Sadly, all my characters are alive for me.  Even the ones that seem like zombies to others.  So it's not me they must come alive for.  But if characters seem dead on the page, they simply need to say or do more.  Or they need to have a really interesting thought.  Even a thought so banal it's interesting.  Or they need to be killed or maybe not killed but just roughed up a little or they need to be driven out of town on a rail, an expression I've never used before and so am not highly confident about its meaning.  Also?  I never talk about sensitive matters with my kid while driving.  I think that's not a good idea.  We listen to the radio and bounce around or else fall into silence.  The car is part disco, part church.  But I never turn it into therapy.  I made the mistake of buying a car with a moonroof, which could be used as an exit if sensitive topics were being broached.  There is a writing lesson in there if you look hard.

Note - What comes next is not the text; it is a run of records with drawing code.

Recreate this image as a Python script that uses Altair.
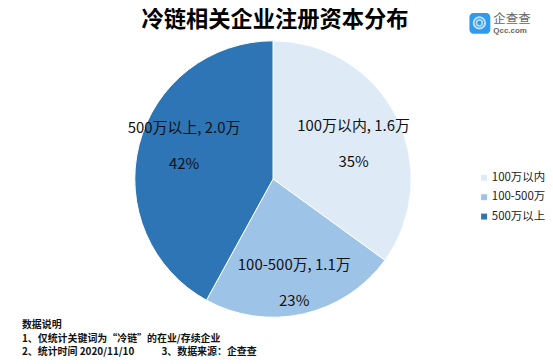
import altair as alt
import pandas as pd

categories = ["100万以内", "100-500万", "500万以上"]
amounts = ["1.6万", "1.1万", "2.0万"]
percents = [35, 23, 42]
colors = ["#DEEBF7", "#9DC3E6", "#2E75B6"]
title_text = "冷链相关企业注册资本分布"
notes = ["数据说明", "1、仅统计关键词为“冷链”的在业/存续企业",
         "2、统计时间\u00a02020/11/10\u00a0\u00a0\u00a0\u00a0\u00a0\u00a0\u00a0\u00a0\u00a0\u00a0\u00a0\u00a03、数据来源：企查查"]

FONT = "Noto Sans CJK SC"
df = pd.DataFrame({
    "cat": categories, "amount": amounts, "pct": percents,
    "idx": list(range(len(categories))),
})
df["lines"] = [[f"{c}, {a}", f"{p}%"] for c, a, p in zip(categories, amounts, percents)]

cx, cy, R = 266.5, 141, 139
center = dict(x=alt.value(cx), y=alt.value(cy))
theta = alt.Theta("pct:Q", stack=True)
order = alt.Order("idx:Q")

pie = alt.Chart(df).mark_arc(outerRadius=R, stroke="#ffffff", strokeWidth=1).encode(
    theta=theta, order=order,
    color=alt.Color("cat:N", scale=alt.Scale(domain=categories, range=colors),
        legend=alt.Legend(title=None, orient="none", legendX=473, legendY=134,
            symbolType="square", symbolSize=36, symbolStrokeWidth=0,
            labelFont=FONT, labelFontSize=11.5, labelColor="#222222", rowPadding=6.5, labelOffset=2)),
    **center,
)

labels = alt.Chart(df).mark_text(
    font=FONT, fontSize=15, color="#111111", lineHeight=36, align="center", baseline="middle",
    radius=alt.expr("datum.idx == 0 ? 87 : datum.idx == 1 ? 107 : 82"),
    dx=alt.expr("datum.idx == 0 ? 3.5 : datum.idx == 1 ? -2 : -10"),
    dy=alt.expr("datum.idx == 0 ? -14 : datum.idx == 1 ? -17.5 : -31"),
).encode(theta=theta, order=order, text="lines:N", **center)

notes_df = pd.DataFrame({"t": notes, "i": range(len(notes))})
note_layer = alt.Chart(notes_df).mark_text(
    font=FONT, fontSize=10, fontWeight="bold", color="#111111", align="left", baseline="middle",
).encode(x=alt.value(14), y=alt.Y("i:Q", axis=None, scale=alt.Scale(domain=[0, 2], range=[288, 315])), text="t:N")

one = df.head(1)
title_layer = alt.Chart(one).mark_text(font=FONT, fontSize=22.4, fontWeight="bold", color="#000000",
    align="center", baseline="middle").encode(x=alt.value(268.5), y=alt.value(-18.5), text=alt.value(title_text))

# logo
logo_box = alt.Chart(one).mark_rect(color="#2E9BF0", cornerRadius=4).encode(
    x=alt.value(464), x2=alt.value(485), y=alt.value(-26), y2=alt.value(-5))
ring1 = alt.Chart(one).mark_point(shape="circle", filled=False, color="#ffffff", size=130, strokeWidth=2).encode(
    x=alt.value(474), y=alt.value(-16))
ring2 = alt.Chart(one).mark_point(shape="circle", filled=False, color="#ffffff", size=35, strokeWidth=1.5).encode(
    x=alt.value(474), y=alt.value(-16))
logo_t1 = alt.Chart(one).mark_text(font=FONT, fontSize=12.5, color="#666666", align="left", baseline="middle").encode(
    x=alt.value(488), y=alt.value(-20), text=alt.value("企查查"))
logo_t2 = alt.Chart(one).mark_text(font="Liberation Sans", fontSize=8, fontWeight="bold", color="#666666", align="left", baseline="middle").encode(
    x=alt.value(488), y=alt.value(-7.5), text=alt.value("Qcc.com"))

chart = alt.layer(pie, labels, note_layer, title_layer, logo_box, ring1, ring2, logo_t1, logo_t2).properties(
    width=540, height=318,
    padding={"left": 0, "top": 30, "right": 0, "bottom": 4},
    autosize=alt.AutoSizeParams(type="none"),
).configure_view(stroke=None)

chart.save("out.html", embed_options={"renderer": "svg", "actions": False})
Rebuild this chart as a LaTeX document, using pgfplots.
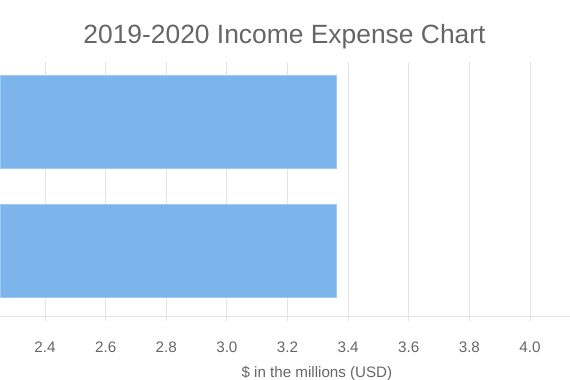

If you can glean the writing lesson at the end of that passage, let me know!

Then, on paying attention to the place where you're living while writing (for her, Wisconsin) and what it offers:

I live in America's diaryland and breadbasket, and the way food has become both politics and art is really breathtaking.  But when you live where food is grown it should be part of the world you write about, it seems to me.  There are times that we eat in a way that people on this planet never before have--on the deliciousness scale, I mean.  I was interested in a character whose dad was providing food to restaurants she herself couldn't afford to go to.  I had that meal in mind from the very start of the book: that somehow she would finally have to go and taste her dad's potatoes in that fancy place.  When I finally got to that scene I probably put too much food in it.  I was so excited.

A Gate at the Stairs

A Gate at the Stairs

As a lover of food and cooking, that comment set my mind racing.  More remarks on writing from this acclaimed novelist and short story writer can be found in the interview.  So, too, are Wildgen's awestruck observations about Moore's prose:

Her work is also so particular and so singularly observed that a reader can recall these images years later: a teenage girl noting that her mother's shaved armpit resembles a prickly fruit, the fingerlings potatoes lopped off at their bumpy little knuckles, the tiny mouse heart packed in snow that is a blood clot in a baby's diaper.  But while any decent writer can turn a phrase, Moore's language reaches beyond describing.  It isn't about guyssying up the page, but is the evidence that the writer preceives, in almost unbearable detail, the moments most of us wish went undetected in our bodies, our conversations, our reachings toward and failures at connection.

I'm running off to get the book.... 

Moore is the author of several books and story collections, including Birds of America: Stories, Who Will Run the Frog Hospital, and Self-Help.